_Direction_
Set down, word for word, only the lines from the start of the records through the line bearing "y_ticks = [0, 200, 400, 600, 800, 1000, 1200, 1400]"; include no pictures.

_Data supplied_
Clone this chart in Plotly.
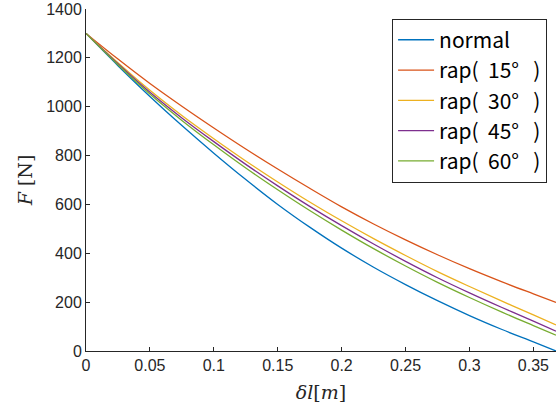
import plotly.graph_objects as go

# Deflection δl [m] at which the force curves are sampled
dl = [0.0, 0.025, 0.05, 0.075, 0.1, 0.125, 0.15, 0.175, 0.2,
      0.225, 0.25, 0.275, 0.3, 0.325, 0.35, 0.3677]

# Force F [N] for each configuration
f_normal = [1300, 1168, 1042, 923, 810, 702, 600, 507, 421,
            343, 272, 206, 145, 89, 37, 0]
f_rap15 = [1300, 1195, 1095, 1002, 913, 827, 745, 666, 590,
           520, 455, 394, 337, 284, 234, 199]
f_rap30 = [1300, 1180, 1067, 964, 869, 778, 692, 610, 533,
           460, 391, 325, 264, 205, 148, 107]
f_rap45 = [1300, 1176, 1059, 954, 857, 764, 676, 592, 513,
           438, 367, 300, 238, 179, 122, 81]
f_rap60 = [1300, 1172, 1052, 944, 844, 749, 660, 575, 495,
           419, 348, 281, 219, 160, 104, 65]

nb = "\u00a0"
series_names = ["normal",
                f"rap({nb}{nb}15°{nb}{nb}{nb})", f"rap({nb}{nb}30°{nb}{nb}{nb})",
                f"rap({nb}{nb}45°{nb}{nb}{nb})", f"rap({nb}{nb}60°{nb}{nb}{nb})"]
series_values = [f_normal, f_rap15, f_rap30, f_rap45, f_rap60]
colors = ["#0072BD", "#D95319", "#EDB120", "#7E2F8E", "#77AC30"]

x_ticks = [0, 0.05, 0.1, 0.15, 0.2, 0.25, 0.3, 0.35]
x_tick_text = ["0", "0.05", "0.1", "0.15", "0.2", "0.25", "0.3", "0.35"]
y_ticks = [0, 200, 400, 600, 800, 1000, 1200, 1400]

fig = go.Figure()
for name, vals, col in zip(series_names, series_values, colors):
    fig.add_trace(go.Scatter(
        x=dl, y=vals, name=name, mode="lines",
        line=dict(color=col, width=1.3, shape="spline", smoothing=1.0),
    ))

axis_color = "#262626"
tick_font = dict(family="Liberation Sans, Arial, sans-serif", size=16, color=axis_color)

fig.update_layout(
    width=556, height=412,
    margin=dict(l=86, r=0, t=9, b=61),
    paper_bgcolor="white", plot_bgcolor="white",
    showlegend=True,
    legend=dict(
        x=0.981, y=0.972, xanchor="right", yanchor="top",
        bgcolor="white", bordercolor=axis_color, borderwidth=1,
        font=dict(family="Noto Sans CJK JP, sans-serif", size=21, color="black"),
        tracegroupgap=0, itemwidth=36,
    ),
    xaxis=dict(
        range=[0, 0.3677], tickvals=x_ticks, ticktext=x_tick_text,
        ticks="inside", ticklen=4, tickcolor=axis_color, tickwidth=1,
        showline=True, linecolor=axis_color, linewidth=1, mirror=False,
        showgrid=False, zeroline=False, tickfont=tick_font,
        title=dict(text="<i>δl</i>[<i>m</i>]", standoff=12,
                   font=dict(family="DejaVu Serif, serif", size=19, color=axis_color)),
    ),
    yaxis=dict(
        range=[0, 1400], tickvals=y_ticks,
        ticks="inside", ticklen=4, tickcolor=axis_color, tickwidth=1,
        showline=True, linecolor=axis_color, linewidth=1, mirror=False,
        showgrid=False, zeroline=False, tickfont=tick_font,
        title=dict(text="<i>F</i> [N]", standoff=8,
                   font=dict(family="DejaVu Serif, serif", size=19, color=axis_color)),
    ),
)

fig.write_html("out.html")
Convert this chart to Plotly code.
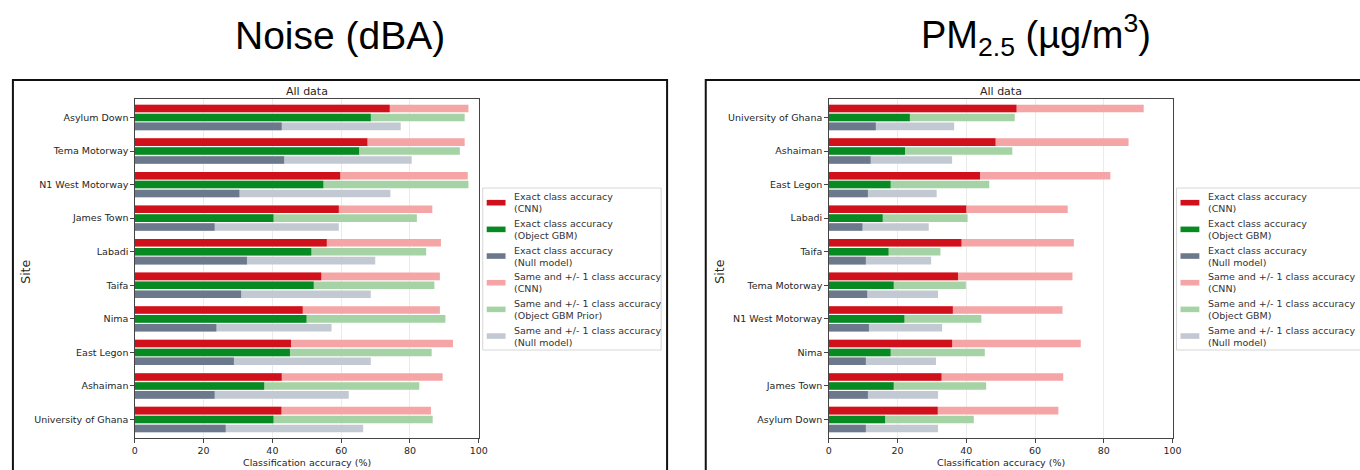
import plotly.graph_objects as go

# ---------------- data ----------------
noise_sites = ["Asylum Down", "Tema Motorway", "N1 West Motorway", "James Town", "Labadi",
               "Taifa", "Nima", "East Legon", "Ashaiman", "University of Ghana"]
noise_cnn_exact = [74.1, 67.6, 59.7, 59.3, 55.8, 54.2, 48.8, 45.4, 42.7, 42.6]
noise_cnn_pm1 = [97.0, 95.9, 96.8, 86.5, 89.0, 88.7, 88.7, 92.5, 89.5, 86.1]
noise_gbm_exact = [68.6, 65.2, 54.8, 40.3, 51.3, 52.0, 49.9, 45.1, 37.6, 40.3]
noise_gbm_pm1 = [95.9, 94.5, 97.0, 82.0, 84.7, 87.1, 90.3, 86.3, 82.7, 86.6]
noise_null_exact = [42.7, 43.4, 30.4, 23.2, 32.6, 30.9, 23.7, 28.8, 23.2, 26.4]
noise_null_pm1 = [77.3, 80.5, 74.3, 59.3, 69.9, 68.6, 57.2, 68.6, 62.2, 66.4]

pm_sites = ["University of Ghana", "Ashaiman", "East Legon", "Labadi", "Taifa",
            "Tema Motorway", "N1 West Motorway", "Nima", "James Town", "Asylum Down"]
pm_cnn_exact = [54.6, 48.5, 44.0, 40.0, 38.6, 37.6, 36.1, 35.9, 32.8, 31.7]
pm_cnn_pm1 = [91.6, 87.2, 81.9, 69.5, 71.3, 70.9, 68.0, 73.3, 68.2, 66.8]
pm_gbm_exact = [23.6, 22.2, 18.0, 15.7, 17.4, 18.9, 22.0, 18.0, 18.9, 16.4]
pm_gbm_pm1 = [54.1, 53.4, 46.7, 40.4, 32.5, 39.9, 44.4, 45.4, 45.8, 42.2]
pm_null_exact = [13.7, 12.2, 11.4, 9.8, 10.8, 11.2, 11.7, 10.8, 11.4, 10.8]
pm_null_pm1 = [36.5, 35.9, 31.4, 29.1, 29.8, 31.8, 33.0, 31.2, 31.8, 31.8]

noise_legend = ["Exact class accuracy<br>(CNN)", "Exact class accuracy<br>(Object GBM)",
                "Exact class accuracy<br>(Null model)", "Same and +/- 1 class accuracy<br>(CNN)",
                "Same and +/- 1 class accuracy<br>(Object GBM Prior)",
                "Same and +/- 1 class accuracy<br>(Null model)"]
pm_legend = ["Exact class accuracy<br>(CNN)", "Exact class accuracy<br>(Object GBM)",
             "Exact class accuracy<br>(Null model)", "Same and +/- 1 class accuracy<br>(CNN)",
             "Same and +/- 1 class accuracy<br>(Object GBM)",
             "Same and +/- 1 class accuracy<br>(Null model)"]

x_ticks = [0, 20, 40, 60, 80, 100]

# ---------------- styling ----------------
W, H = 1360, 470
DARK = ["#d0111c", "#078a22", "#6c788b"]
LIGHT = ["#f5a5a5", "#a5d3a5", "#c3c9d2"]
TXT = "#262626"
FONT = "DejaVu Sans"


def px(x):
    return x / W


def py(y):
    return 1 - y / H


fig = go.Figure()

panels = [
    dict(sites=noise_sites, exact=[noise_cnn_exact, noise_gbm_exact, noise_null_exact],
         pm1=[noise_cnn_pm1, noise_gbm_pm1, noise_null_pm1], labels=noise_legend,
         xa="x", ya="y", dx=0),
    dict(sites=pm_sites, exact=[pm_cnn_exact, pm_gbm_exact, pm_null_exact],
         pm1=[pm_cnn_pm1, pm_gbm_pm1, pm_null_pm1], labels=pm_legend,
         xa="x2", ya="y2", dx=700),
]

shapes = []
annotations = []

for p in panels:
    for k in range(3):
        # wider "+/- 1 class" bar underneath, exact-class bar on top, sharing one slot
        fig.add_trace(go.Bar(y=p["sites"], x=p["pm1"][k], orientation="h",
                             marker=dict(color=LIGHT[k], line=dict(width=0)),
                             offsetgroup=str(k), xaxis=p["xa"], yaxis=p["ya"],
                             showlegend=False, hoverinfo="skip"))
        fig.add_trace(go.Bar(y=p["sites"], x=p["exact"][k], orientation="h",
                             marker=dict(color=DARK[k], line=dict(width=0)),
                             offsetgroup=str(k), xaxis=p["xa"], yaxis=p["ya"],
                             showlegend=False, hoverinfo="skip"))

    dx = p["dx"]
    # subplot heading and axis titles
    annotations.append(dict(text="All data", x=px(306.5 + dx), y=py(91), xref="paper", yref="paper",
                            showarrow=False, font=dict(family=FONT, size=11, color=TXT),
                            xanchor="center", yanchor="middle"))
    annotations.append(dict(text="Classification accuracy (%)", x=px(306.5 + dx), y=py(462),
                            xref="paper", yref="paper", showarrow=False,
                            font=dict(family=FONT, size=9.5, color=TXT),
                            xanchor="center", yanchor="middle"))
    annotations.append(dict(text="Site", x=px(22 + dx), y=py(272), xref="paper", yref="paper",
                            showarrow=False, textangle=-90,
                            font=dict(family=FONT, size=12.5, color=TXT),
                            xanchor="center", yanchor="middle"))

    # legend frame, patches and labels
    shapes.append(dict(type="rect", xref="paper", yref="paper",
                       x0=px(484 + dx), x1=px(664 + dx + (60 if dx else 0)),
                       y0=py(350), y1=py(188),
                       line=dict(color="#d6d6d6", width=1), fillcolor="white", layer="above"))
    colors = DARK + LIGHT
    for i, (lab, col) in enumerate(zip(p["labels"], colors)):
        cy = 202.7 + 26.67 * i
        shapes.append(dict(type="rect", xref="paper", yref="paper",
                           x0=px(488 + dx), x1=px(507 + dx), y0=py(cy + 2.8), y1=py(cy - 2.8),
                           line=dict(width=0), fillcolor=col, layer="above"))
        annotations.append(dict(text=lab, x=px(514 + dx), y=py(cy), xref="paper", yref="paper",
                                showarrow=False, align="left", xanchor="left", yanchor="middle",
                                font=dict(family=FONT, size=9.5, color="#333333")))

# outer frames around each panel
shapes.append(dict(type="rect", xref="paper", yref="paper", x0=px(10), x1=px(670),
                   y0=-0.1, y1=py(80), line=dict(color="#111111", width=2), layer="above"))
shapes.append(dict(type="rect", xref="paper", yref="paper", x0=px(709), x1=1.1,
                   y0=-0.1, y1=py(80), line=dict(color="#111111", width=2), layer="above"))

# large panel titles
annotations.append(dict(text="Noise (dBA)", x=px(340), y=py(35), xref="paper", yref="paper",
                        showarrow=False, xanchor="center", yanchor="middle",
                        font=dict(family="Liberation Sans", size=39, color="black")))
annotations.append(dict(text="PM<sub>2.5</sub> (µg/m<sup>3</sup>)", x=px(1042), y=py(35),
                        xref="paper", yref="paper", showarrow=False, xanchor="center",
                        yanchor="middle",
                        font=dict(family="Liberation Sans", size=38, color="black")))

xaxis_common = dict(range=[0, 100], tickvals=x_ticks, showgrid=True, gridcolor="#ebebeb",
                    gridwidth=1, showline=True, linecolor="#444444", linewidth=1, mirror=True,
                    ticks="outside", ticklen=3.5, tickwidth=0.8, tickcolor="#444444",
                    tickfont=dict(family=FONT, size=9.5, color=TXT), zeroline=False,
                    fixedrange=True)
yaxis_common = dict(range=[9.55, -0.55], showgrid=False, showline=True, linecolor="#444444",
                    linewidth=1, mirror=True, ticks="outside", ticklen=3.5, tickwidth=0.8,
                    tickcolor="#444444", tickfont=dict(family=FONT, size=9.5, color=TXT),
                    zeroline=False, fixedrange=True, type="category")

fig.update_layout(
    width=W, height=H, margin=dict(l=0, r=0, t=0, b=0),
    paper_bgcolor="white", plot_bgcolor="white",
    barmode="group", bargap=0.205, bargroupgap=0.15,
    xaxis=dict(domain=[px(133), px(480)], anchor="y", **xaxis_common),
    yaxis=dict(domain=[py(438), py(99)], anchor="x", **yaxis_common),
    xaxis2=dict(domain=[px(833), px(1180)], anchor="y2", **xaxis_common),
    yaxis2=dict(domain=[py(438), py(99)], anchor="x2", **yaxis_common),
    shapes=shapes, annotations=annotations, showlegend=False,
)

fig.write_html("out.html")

_Finished exercise_
Clone this chart in Plotly.
import plotly.graph_objects as go

# Deflection δl [m] at which the force curves are sampled
dl = [0.0, 0.025, 0.05, 0.075, 0.1, 0.125, 0.15, 0.175, 0.2,
      0.225, 0.25, 0.275, 0.3, 0.325, 0.35, 0.3677]

# Force F [N] for each configuration
f_normal = [1300, 1168, 1042, 923, 810, 702, 600, 507, 421,
            343, 272, 206, 145, 89, 37, 0]
f_rap15 = [1300, 1195, 1095, 1002, 913, 827, 745, 666, 590,
           520, 455, 394, 337, 284, 234, 199]
f_rap30 = [1300, 1180, 1067, 964, 869, 778, 692, 610, 533,
           460, 391, 325, 264, 205, 148, 107]
f_rap45 = [1300, 1176, 1059, 954, 857, 764, 676, 592, 513,
           438, 367, 300, 238, 179, 122, 81]
f_rap60 = [1300, 1172, 1052, 944, 844, 749, 660, 575, 495,
           419, 348, 281, 219, 160, 104, 65]

nb = "\u00a0"
series_names = ["normal",
                f"rap({nb}{nb}15°{nb}{nb}{nb})", f"rap({nb}{nb}30°{nb}{nb}{nb})",
                f"rap({nb}{nb}45°{nb}{nb}{nb})", f"rap({nb}{nb}60°{nb}{nb}{nb})"]
series_values = [f_normal, f_rap15, f_rap30, f_rap45, f_rap60]
colors = ["#0072BD", "#D95319", "#EDB120", "#7E2F8E", "#77AC30"]

x_ticks = [0, 0.05, 0.1, 0.15, 0.2, 0.25, 0.3, 0.35]
x_tick_text = ["0", "0.05", "0.1", "0.15", "0.2", "0.25", "0.3", "0.35"]
y_ticks = [0, 200, 400, 600, 800, 1000, 1200, 1400]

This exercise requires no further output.